First World War: How do we remember it meaningfully, a century later? Add to ...

The adults talked about him. That’s what I remember. Not what they said but that they did. I was a small child. He would have died about 10 years earlier. I never even saw a photograph of him. But I do recall an odd tone to the voices of those who spoke of him. Perhaps that’s why the memory sticks in my mind. It suggested drama; heroism; a sense of tragedy, maybe; regret. Something – not a story with clean lines.

Whenever he was mentioned, it was at “the farm,” his old country house outside Montreal, where we often visited his daughter, my maternal grandmother, on weekends. And in a small study on the first floor, there was a strange helmet (a Pickelhaube, I now know it is called) with an ornamental front plate and a spike on the top. We were told that our great-grandfather had picked it up on a battlefield.

William Barnard Evans is my personal connection to the First World War. I had wondered what that connection might be, just as many of us are at the moment. Monday marks the 100th anniversary of Britain’s declaration that it (and thus Canada) would join a conflict many expected to be “over by Christmas.”

Instead, it lasted so long and claimed so many lives that every year the world marks Remembrance Day, “lest we forget.”

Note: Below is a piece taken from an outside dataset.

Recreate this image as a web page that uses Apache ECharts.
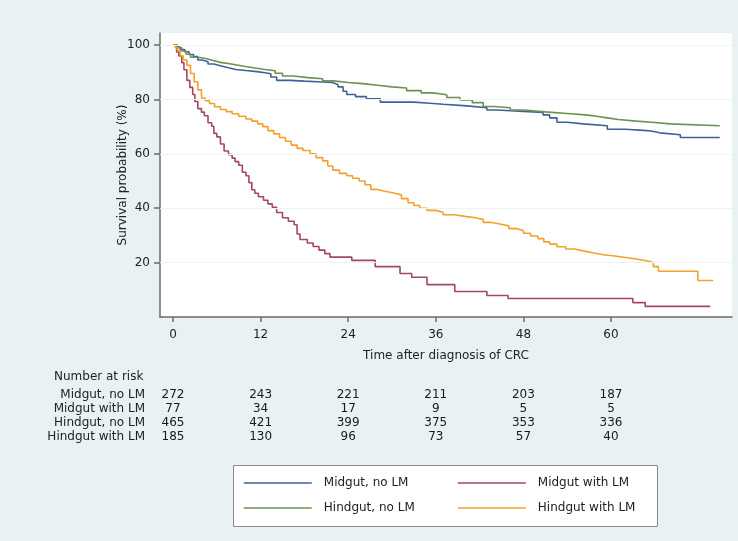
<!DOCTYPE html>
<html>
<head>
<meta charset="utf-8">
<script src="https://cdn.jsdelivr.net/npm/echarts@6/dist/echarts.min.js"></script>
<style>
html,body{margin:0;padding:0;background:#e9f1f3;}
#chart{width:738px;height:541px;}
</style>
</head>
<body>
<div id="chart"></div>
<script>
// ---- Data ----
const seriesNames = ['Midgut, no LM', 'Midgut with LM', 'Hindgut, no LM', 'Hindgut with LM'];
const seriesColors = ['#40609c', '#a5475f', '#6e9150', '#f3a12b'];

const xTicks = [0, 12, 24, 36, 48, 60];
const yTicks = [20, 40, 60, 80, 100];

// Kaplan-Meier step points [months, survival %]
const midgutNoLM = [
  [0,100],[0.5,99.2],[1.0,98.3],[1.6,97.5],[2.2,96.5],[2.8,95.7],[3.4,94.5],[4.0,93.8],
  [4.8,93.0],[5.6,92.3],[6.6,91.6],[7.6,91.0],[8.6,90.6],[10.0,90.2],[11.5,89.8],[12.6,89.4],
  [13.4,88.2],[14.2,87.0],[16.0,86.7],[18.0,86.4],[20.5,86.2],[21.8,85.5],[22.6,84.6],[23.3,83.0],
  [23.8,81.8],[25.0,81.0],[26.5,80.2],[28.4,79.0],[33.0,78.6],[35.2,78.2],[37.0,77.6],[40.3,76.9],
  [43.0,76.1],[44.5,75.8],[46.2,75.6],[48.0,75.2],[50.7,74.3],[51.6,73.2],[52.6,71.6],[54.0,71.0],
  [56.2,70.3],[59.5,69.0],[62.0,68.6],[64.4,68.4],[65.5,67.7],[66.7,67.0],[69.5,66.0],[74.9,66.0]
];
const midgutLM = [
  [0,100],[0.5,97.4],[0.8,96.0],[1.2,93.5],[1.5,90.9],[1.9,87.0],[2.3,84.4],[2.7,81.8],[3.0,79.2],
  [3.4,76.6],[3.9,75.3],[4.3,74.0],[4.8,71.4],[5.3,70.1],[5.6,67.5],[6.0,66.2],[6.5,63.6],[7.0,61.0],
  [7.6,59.7],[8.1,58.4],[8.5,57.1],[9.0,55.8],[9.5,53.2],[10.0,51.9],[10.4,49.4],[10.8,46.8],
  [11.2,45.5],[11.7,44.2],[12.4,42.9],[13.0,41.6],[13.6,40.3],[14.2,38.4],[15.0,36.5],[15.8,35.2],
  [16.6,33.9],[17.0,30.5],[17.4,28.5],[18.4,27.2],[19.2,25.9],[20.0,24.6],[20.8,23.3],[21.5,22.0],
  [24.5,20.8],[27.7,18.5],[31.1,16.0],[32.7,14.6],[34.8,11.9],[38.6,9.4],[43.0,7.9],[45.9,6.8],
  [63.0,5.3],[64.7,3.9],[73.6,3.9]
];
const hindgutNoLM = [
  [0,100],[0.6,99.0],[1.2,97.8],[1.8,96.6],[2.4,95.5],[3.4,95.0],[4.5,94.3],[5.5,93.6],[6.5,93.0],
  [8.0,92.3],[9.5,91.6],[11.0,91.0],[12.6,90.5],[14.0,89.6],[15.0,88.6],[16.5,88.0],[18.5,87.6],
  [20.5,86.8],[22.0,86.2],[24.0,85.8],[26.0,85.2],[28.0,84.6],[30.0,84.2],[32.0,83.2],[34.0,82.4],
  [35.6,81.7],[37.5,80.7],[39.3,79.8],[41.0,78.8],[42.5,77.4],[44.0,76.9],[46.2,76.1],[48.0,75.4],
  [51.0,74.8],[54.0,74.3],[56.5,73.8],[58.0,73.2],[59.5,72.6],[61.0,72.0],[63.5,71.5],[66.0,71.0],
  [68.1,70.3],[74.9,70.3]
];
const hindgutLM = [
  [0,100],[0.3,99],[0.6,98],[1.0,96],[1.4,94.5],[1.9,92.5],[2.4,89.5],[2.9,86.5],[3.4,83.5],
  [3.9,80.5],[4.4,79.5],[5.0,78.5],[5.7,77.3],[6.5,76.3],[7.3,75.5],[8.1,74.7],[9.0,73.8],
  [10.0,72.8],[10.8,72.0],[11.6,71.0],[12.3,70.0],[13.0,68.5],[13.8,67.3],[14.6,66.0],[15.4,64.6],
  [16.2,63.2],[17.0,62.0],[17.8,61.2],[18.8,60.0],[19.6,58.6],[20.5,57.4],[21.2,55.5],[21.9,54.0],
  [22.8,52.8],[23.8,51.9],[24.6,51.0],[25.5,50.0],[26.3,48.6],[27.1,46.9],[28.0,46.2],[29.0,45.5],
  [30.4,44.9],[31.3,43.5],[32.2,42.0],[33.0,41.0],[33.8,40.0],[34.8,39.2],[36.0,38.5],[37.0,37.6],
  [38.5,37.0],[40.0,36.5],[41.5,35.8],[42.5,34.8],[43.5,34.2],[44.8,33.5],[46.0,32.5],[47.0,31.8],
  [48.0,30.8],[49.0,29.8],[50.0,28.8],[50.8,27.6],[51.6,26.8],[52.6,25.8],[53.8,25.0],[55.0,24.3],
  [56.2,23.6],[57.5,22.9],[59.0,22.4],[60.5,21.9],[62.0,21.3],[63.5,20.6],[65.0,20.0],[65.8,18.5],
  [66.5,16.8],[71.9,13.4],[74.0,13.4]
];

// Number at risk
const riskTimes = [0, 12, 24, 36, 48, 60];
const riskMidgutNoLM = [272, 243, 221, 211, 203, 187];
const riskMidgutLM = [77, 34, 17, 9, 5, 5];
const riskHindgutNoLM = [465, 421, 399, 375, 353, 336];
const riskHindgutLM = [185, 130, 96, 73, 57, 40];

// ---- Chart ----
const FONT = 'DejaVu Sans';
const TXT = '#222222';
const AX = '#6b6b6b';
const X_MIN = -1.78, X_MAX = 76.58;

const curves = [midgutNoLM, midgutLM, hindgutNoLM, hindgutLM];
const riskRows = [riskMidgutNoLM, riskMidgutLM, riskHindgutNoLM, riskHindgutLM];

const riskData = [];
riskRows.forEach((row, r) => {
  row.forEach((n, i) => riskData.push([riskTimes[i], seriesNames[r], n]));
});

const chart = echarts.init(document.getElementById('chart'), null, {renderer: 'canvas'});

const kmSeries = curves.map((d, i) => ({
  name: seriesNames[i],
  type: 'line',
  step: 'end',
  data: d,
  xAxisIndex: 0, yAxisIndex: 0,
  symbol: 'none',
  z: 3,
  lineStyle: {color: seriesColors[i], width: 1.6},
  itemStyle: {color: seriesColors[i]}
}));

const legendBase = {
  orient: 'vertical',
  top: 477,
  padding: 0,
  itemWidth: 68, itemHeight: 14,
  itemGap: 13,
  itemStyle: {opacity: 0, borderWidth: 0},
  lineStyle: {width: 1.6, opacity: 1},
  textStyle: {fontFamily: FONT, fontSize: 12, color: TXT, padding: [0, 0, 0, 7]}
};

chart.setOption({
  animation: false,
  backgroundColor: '#e9f1f3',
  textStyle: {fontFamily: FONT},
  title: {
    text: 'Number at risk',
    left: 49, top: 366,
    textStyle: {fontFamily: FONT, fontSize: 12, fontWeight: 'normal', color: TXT}
  },
  graphic: [{
    type: 'rect', z: 0, silent: true,
    shape: {x: 233.5, y: 465.5, width: 424, height: 61},
    style: {fill: '#ffffff', stroke: '#8a8a8a', lineWidth: 1}
  }],
  legend: [
    Object.assign({}, legendBase, {left: 243, data: [seriesNames[0], seriesNames[2]]}),
    Object.assign({}, legendBase, {left: 457, data: [seriesNames[1], seriesNames[3]]})
  ],
  grid: [
    {left: 160, right: 6, top: 33, height: 284, show: true, backgroundColor: '#ffffff', borderWidth: 0},
    {left: 160, right: 6, top: 388, height: 56.4, show: false}
  ],
  xAxis: [
    {
      type: 'value', gridIndex: 0, min: X_MIN, max: X_MAX,
      name: 'Time after diagnosis of CRC', nameLocation: 'middle', nameGap: 33,
      nameMoveOverlap: false,
      nameTextStyle: {fontFamily: FONT, fontSize: 12, color: TXT},
      axisLine: {show: true, onZero: false, lineStyle: {color: AX, width: 1.5}},
      axisTick: {show: true, length: 5, customValues: xTicks, lineStyle: {color: AX, width: 1.5}},
      axisLabel: {customValues: xTicks, margin: 12, fontFamily: FONT, fontSize: 12, color: TXT},
      splitLine: {show: false}
    },
    {
      type: 'value', gridIndex: 1, min: X_MIN, max: X_MAX, show: false
    }
  ],
  yAxis: [
    {
      type: 'value', gridIndex: 0, min: 0, max: 104.4,
      name: 'Survival probability (%)', nameLocation: 'middle', nameGap: 31, nameRotate: 90,
      nameMoveOverlap: false,
      nameTextStyle: {fontFamily: FONT, fontSize: 12, color: TXT},
      axisLine: {show: true, onZero: false, lineStyle: {color: AX, width: 1.5}},
      axisTick: {show: true, length: 6, customValues: yTicks, lineStyle: {color: AX, width: 1.5}},
      axisLabel: {customValues: yTicks, margin: 10, fontFamily: FONT, fontSize: 12, color: TXT},
      splitLine: {show: false}
    },
    {
      type: 'category', gridIndex: 1, data: seriesNames, inverse: true,
      axisLine: {show: false}, axisTick: {show: false}, splitLine: {show: false},
      axisLabel: {interval: 0, margin: 15, fontFamily: FONT, fontSize: 12, color: TXT}
    }
  ],
  series: [
    {
      name: 'gridlines', type: 'line', data: [], xAxisIndex: 0, yAxisIndex: 0, z: 1,
      markLine: {
        silent: true, symbol: 'none', label: {show: false},
        lineStyle: {color: '#eef3f5', width: 1, type: 'solid'},
        data: yTicks.map(v => ({yAxis: v}))
      }
    },
    ...kmSeries,
    {
      name: 'risk', type: 'scatter', xAxisIndex: 1, yAxisIndex: 1,
      data: riskData, symbolSize: 0.1,
      itemStyle: {color: '#222222', opacity: 1},
      label: {
        show: true, position: 'inside',
        formatter: p => String(p.value[2]),
        fontFamily: FONT, fontSize: 12, color: '#1a1a1a', opacity: 1,
        textBorderWidth: 0
      },
      emphasis: {disabled: true},
      silent: true
    }
  ]
});
</script>
</body>
</html>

But how do we remember something, meaningfully, a century after the fact? In 2007, I interviewed John Babcock, then 106 and Canada’s – the world’s, in fact – last known veteran of the war. I had this idea that I could lift something from his memory, like an artifact from a museum, to help us understand the conflict: what it was like to be there.

His memory had faded – his wife had to prompt him for every nugget. Still, there was something surprisingly powerful in his mere existence. I could touch him. Talk to him. He was a link in a human chain that could connect us all with the past.

Three years later, he was gone and the chain broken. We can no longer see the faces of those who were there as they’re rolled out in wheelchairs on Remembrance Day, wrapped up like frail, precious relics. Are veterans not the ones who make the anniversaries of conflicts meaningful and poignant? To pay attention to their emotion, to watch their painful memories flicker silently behind their tear-filled eyes, is an act of compassion. They are the people to whom we can direct our gratitude. We remember through their remembrances.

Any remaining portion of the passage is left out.